**Set problem:** Retype the material in full, keeping every word the same.

=-=-=

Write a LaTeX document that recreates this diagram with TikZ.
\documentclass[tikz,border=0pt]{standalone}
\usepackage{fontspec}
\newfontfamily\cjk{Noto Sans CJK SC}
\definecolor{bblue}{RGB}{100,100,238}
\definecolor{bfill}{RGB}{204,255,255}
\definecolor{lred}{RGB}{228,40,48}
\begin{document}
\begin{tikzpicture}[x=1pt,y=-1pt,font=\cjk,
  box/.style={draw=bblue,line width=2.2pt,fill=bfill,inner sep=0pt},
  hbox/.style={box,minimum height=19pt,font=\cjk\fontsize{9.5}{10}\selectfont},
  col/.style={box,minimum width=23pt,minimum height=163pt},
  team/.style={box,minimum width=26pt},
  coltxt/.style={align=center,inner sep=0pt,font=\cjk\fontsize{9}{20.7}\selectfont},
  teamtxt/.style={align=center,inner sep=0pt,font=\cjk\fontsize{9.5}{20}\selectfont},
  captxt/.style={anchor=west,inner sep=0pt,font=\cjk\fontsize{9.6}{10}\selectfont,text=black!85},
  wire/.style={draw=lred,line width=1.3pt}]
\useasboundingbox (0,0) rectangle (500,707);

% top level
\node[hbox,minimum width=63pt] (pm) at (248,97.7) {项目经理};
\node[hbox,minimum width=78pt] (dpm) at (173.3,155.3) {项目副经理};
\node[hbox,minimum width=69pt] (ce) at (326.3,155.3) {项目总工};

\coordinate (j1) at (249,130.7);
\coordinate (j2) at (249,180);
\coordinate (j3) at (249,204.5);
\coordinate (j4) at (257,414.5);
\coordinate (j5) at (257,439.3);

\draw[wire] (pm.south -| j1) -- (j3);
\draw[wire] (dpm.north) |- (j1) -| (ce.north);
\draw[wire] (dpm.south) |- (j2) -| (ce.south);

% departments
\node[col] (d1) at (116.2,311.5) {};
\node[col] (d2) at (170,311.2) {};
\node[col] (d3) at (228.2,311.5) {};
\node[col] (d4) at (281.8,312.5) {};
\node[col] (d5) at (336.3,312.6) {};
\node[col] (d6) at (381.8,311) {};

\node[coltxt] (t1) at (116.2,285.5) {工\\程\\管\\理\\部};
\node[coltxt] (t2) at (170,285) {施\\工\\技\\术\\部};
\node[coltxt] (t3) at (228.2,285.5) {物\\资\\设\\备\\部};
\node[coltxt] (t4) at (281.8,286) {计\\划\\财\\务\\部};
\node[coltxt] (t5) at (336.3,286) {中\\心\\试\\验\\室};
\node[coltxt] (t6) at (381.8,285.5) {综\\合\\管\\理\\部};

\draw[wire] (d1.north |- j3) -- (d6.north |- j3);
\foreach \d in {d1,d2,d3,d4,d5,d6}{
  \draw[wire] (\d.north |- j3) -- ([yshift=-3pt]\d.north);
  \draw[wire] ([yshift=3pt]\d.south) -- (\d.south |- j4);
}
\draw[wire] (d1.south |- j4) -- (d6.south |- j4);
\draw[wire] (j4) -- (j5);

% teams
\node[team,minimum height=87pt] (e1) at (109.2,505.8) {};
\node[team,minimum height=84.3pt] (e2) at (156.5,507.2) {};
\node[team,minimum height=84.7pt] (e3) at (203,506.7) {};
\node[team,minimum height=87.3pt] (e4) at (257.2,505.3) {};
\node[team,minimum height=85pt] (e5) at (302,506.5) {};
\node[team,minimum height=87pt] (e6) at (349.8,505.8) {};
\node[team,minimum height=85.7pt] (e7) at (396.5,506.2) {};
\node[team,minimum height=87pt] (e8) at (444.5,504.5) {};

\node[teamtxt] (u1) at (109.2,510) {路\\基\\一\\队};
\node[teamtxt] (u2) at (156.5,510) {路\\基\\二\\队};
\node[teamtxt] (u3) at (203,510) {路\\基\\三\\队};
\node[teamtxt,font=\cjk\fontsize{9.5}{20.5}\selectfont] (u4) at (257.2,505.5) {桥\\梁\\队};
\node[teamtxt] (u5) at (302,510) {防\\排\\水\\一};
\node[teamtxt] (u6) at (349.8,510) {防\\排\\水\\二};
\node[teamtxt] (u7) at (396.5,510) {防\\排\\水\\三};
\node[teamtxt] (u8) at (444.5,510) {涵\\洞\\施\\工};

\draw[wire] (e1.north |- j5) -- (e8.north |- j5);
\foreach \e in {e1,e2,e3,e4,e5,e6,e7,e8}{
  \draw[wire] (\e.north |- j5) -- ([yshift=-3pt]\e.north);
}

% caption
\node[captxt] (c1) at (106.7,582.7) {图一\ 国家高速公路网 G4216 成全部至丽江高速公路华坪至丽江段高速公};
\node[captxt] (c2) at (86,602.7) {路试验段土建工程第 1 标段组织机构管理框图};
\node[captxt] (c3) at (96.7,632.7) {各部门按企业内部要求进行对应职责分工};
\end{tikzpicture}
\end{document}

=-=-=

**Final answer:**
Write a LaTeX document that recreates this diagram with TikZ.
\documentclass[tikz,border=0pt]{standalone}
\usepackage{fontspec}
\newfontfamily\cjk{Noto Sans CJK SC}
\definecolor{bblue}{RGB}{100,100,238}
\definecolor{bfill}{RGB}{204,255,255}
\definecolor{lred}{RGB}{228,40,48}
\begin{document}
\begin{tikzpicture}[x=1pt,y=-1pt,font=\cjk,
  box/.style={draw=bblue,line width=2.2pt,fill=bfill,inner sep=0pt},
  hbox/.style={box,minimum height=19pt,font=\cjk\fontsize{9.5}{10}\selectfont},
  col/.style={box,minimum width=23pt,minimum height=163pt},
  team/.style={box,minimum width=26pt},
  coltxt/.style={align=center,inner sep=0pt,font=\cjk\fontsize{9}{20.7}\selectfont},
  teamtxt/.style={align=center,inner sep=0pt,font=\cjk\fontsize{9.5}{20}\selectfont},
  captxt/.style={anchor=west,inner sep=0pt,font=\cjk\fontsize{9.6}{10}\selectfont,text=black!85},
  wire/.style={draw=lred,line width=1.3pt}]
\useasboundingbox (0,0) rectangle (500,707);

% top level
\node[hbox,minimum width=63pt] (pm) at (248,97.7) {项目经理};
\node[hbox,minimum width=78pt] (dpm) at (173.3,155.3) {项目副经理};
\node[hbox,minimum width=69pt] (ce) at (326.3,155.3) {项目总工};

\coordinate (j1) at (249,130.7);
\coordinate (j2) at (249,180);
\coordinate (j3) at (249,204.5);
\coordinate (j4) at (257,414.5);
\coordinate (j5) at (257,439.3);

\draw[wire] (pm.south -| j1) -- (j3);
\draw[wire] (dpm.north) |- (j1) -| (ce.north);
\draw[wire] (dpm.south) |- (j2) -| (ce.south);

% departments
\node[col] (d1) at (116.2,311.5) {};
\node[col] (d2) at (170,311.2) {};
\node[col] (d3) at (228.2,311.5) {};
\node[col] (d4) at (281.8,312.5) {};
\node[col] (d5) at (336.3,312.6) {};
\node[col] (d6) at (381.8,311) {};

\node[coltxt] (t1) at (116.2,285.5) {工\\程\\管\\理\\部};
\node[coltxt] (t2) at (170,285) {施\\工\\技\\术\\部};
\node[coltxt] (t3) at (228.2,285.5) {物\\资\\设\\备\\部};
\node[coltxt] (t4) at (281.8,286) {计\\划\\财\\务\\部};
\node[coltxt] (t5) at (336.3,286) {中\\心\\试\\验\\室};
\node[coltxt] (t6) at (381.8,285.5) {综\\合\\管\\理\\部};

\draw[wire] (d1.north |- j3) -- (d6.north |- j3);
\foreach \d in {d1,d2,d3,d4,d5,d6}{
  \draw[wire] (\d.north |- j3) -- ([yshift=-3pt]\d.north);
  \draw[wire] ([yshift=3pt]\d.south) -- (\d.south |- j4);
}
\draw[wire] (d1.south |- j4) -- (d6.south |- j4);
\draw[wire] (j4) -- (j5);

% teams
\node[team,minimum height=87pt] (e1) at (109.2,505.8) {};
\node[team,minimum height=84.3pt] (e2) at (156.5,507.2) {};
\node[team,minimum height=84.7pt] (e3) at (203,506.7) {};
\node[team,minimum height=87.3pt] (e4) at (257.2,505.3) {};
\node[team,minimum height=85pt] (e5) at (302,506.5) {};
\node[team,minimum height=87pt] (e6) at (349.8,505.8) {};
\node[team,minimum height=85.7pt] (e7) at (396.5,506.2) {};
\node[team,minimum height=87pt] (e8) at (444.5,504.5) {};

\node[teamtxt] (u1) at (109.2,510) {路\\基\\一\\队};
\node[teamtxt] (u2) at (156.5,510) {路\\基\\二\\队};
\node[teamtxt] (u3) at (203,510) {路\\基\\三\\队};
\node[teamtxt,font=\cjk\fontsize{9.5}{20.5}\selectfont] (u4) at (257.2,505.5) {桥\\梁\\队};
\node[teamtxt] (u5) at (302,510) {防\\排\\水\\一};
\node[teamtxt] (u6) at (349.8,510) {防\\排\\水\\二};
\node[teamtxt] (u7) at (396.5,510) {防\\排\\水\\三};
\node[teamtxt] (u8) at (444.5,510) {涵\\洞\\施\\工};

\draw[wire] (e1.north |- j5) -- (e8.north |- j5);
\foreach \e in {e1,e2,e3,e4,e5,e6,e7,e8}{
  \draw[wire] (\e.north |- j5) -- ([yshift=-3pt]\e.north);
}

% caption
\node[captxt] (c1) at (106.7,582.7) {图一\ 国家高速公路网 G4216 成全部至丽江高速公路华坪至丽江段高速公};
\node[captxt] (c2) at (86,602.7) {路试验段土建工程第 1 标段组织机构管理框图};
\node[captxt] (c3) at (96.7,632.7) {各部门按企业内部要求进行对应职责分工};
\end{tikzpicture}
\end{document}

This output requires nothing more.